Task
Copy all the material that follows, keeping every character the same.

Data lines
--- --- ---

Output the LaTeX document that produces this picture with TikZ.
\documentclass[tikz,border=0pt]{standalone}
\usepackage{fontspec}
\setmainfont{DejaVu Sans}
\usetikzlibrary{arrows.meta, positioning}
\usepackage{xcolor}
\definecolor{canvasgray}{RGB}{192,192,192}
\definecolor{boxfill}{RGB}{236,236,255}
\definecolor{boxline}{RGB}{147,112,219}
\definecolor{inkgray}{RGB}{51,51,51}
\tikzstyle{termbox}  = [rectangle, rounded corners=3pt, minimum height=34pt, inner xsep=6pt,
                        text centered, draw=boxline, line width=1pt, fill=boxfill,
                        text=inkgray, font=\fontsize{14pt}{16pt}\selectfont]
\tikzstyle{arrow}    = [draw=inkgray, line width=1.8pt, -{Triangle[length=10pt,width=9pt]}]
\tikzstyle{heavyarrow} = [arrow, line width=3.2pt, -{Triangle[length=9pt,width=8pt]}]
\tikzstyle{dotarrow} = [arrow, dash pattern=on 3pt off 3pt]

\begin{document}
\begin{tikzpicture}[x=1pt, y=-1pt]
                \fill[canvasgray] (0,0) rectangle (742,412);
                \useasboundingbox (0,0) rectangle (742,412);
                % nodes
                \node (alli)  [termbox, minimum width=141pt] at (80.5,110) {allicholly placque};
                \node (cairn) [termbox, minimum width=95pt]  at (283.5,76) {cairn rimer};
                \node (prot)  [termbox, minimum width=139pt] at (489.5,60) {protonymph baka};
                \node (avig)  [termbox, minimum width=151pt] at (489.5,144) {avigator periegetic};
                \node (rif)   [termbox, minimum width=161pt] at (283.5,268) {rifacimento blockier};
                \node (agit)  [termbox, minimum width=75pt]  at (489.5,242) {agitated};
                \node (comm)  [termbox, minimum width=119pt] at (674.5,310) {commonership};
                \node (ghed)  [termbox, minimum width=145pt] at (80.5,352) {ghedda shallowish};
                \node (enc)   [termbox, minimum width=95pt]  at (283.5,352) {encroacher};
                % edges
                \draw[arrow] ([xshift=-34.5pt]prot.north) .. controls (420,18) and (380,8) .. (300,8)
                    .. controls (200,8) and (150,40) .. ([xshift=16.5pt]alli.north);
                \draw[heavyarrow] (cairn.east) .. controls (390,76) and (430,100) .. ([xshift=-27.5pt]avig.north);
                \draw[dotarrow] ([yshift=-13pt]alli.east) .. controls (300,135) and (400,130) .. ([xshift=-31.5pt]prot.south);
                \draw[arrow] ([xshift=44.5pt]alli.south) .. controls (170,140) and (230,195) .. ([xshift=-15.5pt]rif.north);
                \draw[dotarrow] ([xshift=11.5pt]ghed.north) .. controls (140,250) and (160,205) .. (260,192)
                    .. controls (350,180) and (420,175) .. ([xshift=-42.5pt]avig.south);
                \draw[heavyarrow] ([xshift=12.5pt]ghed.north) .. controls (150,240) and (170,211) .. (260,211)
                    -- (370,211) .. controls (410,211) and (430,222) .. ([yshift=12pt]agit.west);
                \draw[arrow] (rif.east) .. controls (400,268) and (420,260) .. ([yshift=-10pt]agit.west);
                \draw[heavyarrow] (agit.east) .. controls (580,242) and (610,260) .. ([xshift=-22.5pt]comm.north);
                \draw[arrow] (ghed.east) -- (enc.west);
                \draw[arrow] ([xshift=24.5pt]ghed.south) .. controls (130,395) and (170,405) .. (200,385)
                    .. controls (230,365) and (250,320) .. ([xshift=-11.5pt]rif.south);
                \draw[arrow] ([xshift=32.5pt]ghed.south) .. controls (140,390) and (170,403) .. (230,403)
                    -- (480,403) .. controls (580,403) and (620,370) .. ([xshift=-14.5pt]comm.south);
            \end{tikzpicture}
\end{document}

--- --- ---

Completed task
Output the LaTeX document that produces this picture with TikZ.
\documentclass[tikz,border=0pt]{standalone}
\usepackage{fontspec}
\setmainfont{DejaVu Sans}
\usetikzlibrary{arrows.meta, positioning}
\usepackage{xcolor}
\definecolor{canvasgray}{RGB}{192,192,192}
\definecolor{boxfill}{RGB}{236,236,255}
\definecolor{boxline}{RGB}{147,112,219}
\definecolor{inkgray}{RGB}{51,51,51}
\tikzstyle{termbox}  = [rectangle, rounded corners=3pt, minimum height=34pt, inner xsep=6pt,
                        text centered, draw=boxline, line width=1pt, fill=boxfill,
                        text=inkgray, font=\fontsize{14pt}{16pt}\selectfont]
\tikzstyle{arrow}    = [draw=inkgray, line width=1.8pt, -{Triangle[length=10pt,width=9pt]}]
\tikzstyle{heavyarrow} = [arrow, line width=3.2pt, -{Triangle[length=9pt,width=8pt]}]
\tikzstyle{dotarrow} = [arrow, dash pattern=on 3pt off 3pt]

\begin{document}
\begin{tikzpicture}[x=1pt, y=-1pt]
                \fill[canvasgray] (0,0) rectangle (742,412);
                \useasboundingbox (0,0) rectangle (742,412);
                % nodes
                \node (alli)  [termbox, minimum width=141pt] at (80.5,110) {allicholly placque};
                \node (cairn) [termbox, minimum width=95pt]  at (283.5,76) {cairn rimer};
                \node (prot)  [termbox, minimum width=139pt] at (489.5,60) {protonymph baka};
                \node (avig)  [termbox, minimum width=151pt] at (489.5,144) {avigator periegetic};
                \node (rif)   [termbox, minimum width=161pt] at (283.5,268) {rifacimento blockier};
                \node (agit)  [termbox, minimum width=75pt]  at (489.5,242) {agitated};
                \node (comm)  [termbox, minimum width=119pt] at (674.5,310) {commonership};
                \node (ghed)  [termbox, minimum width=145pt] at (80.5,352) {ghedda shallowish};
                \node (enc)   [termbox, minimum width=95pt]  at (283.5,352) {encroacher};
                % edges
                \draw[arrow] ([xshift=-34.5pt]prot.north) .. controls (420,18) and (380,8) .. (300,8)
                    .. controls (200,8) and (150,40) .. ([xshift=16.5pt]alli.north);
                \draw[heavyarrow] (cairn.east) .. controls (390,76) and (430,100) .. ([xshift=-27.5pt]avig.north);
                \draw[dotarrow] ([yshift=-13pt]alli.east) .. controls (300,135) and (400,130) .. ([xshift=-31.5pt]prot.south);
                \draw[arrow] ([xshift=44.5pt]alli.south) .. controls (170,140) and (230,195) .. ([xshift=-15.5pt]rif.north);
                \draw[dotarrow] ([xshift=11.5pt]ghed.north) .. controls (140,250) and (160,205) .. (260,192)
                    .. controls (350,180) and (420,175) .. ([xshift=-42.5pt]avig.south);
                \draw[heavyarrow] ([xshift=12.5pt]ghed.north) .. controls (150,240) and (170,211) .. (260,211)
                    -- (370,211) .. controls (410,211) and (430,222) .. ([yshift=12pt]agit.west);
                \draw[arrow] (rif.east) .. controls (400,268) and (420,260) .. ([yshift=-10pt]agit.west);
                \draw[heavyarrow] (agit.east) .. controls (580,242) and (610,260) .. ([xshift=-22.5pt]comm.north);
                \draw[arrow] (ghed.east) -- (enc.west);
                \draw[arrow] ([xshift=24.5pt]ghed.south) .. controls (130,395) and (170,405) .. (200,385)
                    .. controls (230,365) and (250,320) .. ([xshift=-11.5pt]rif.south);
                \draw[arrow] ([xshift=32.5pt]ghed.south) .. controls (140,390) and (170,403) .. (230,403)
                    -- (480,403) .. controls (580,403) and (620,370) .. ([xshift=-14.5pt]comm.south);
            \end{tikzpicture}
\end{document}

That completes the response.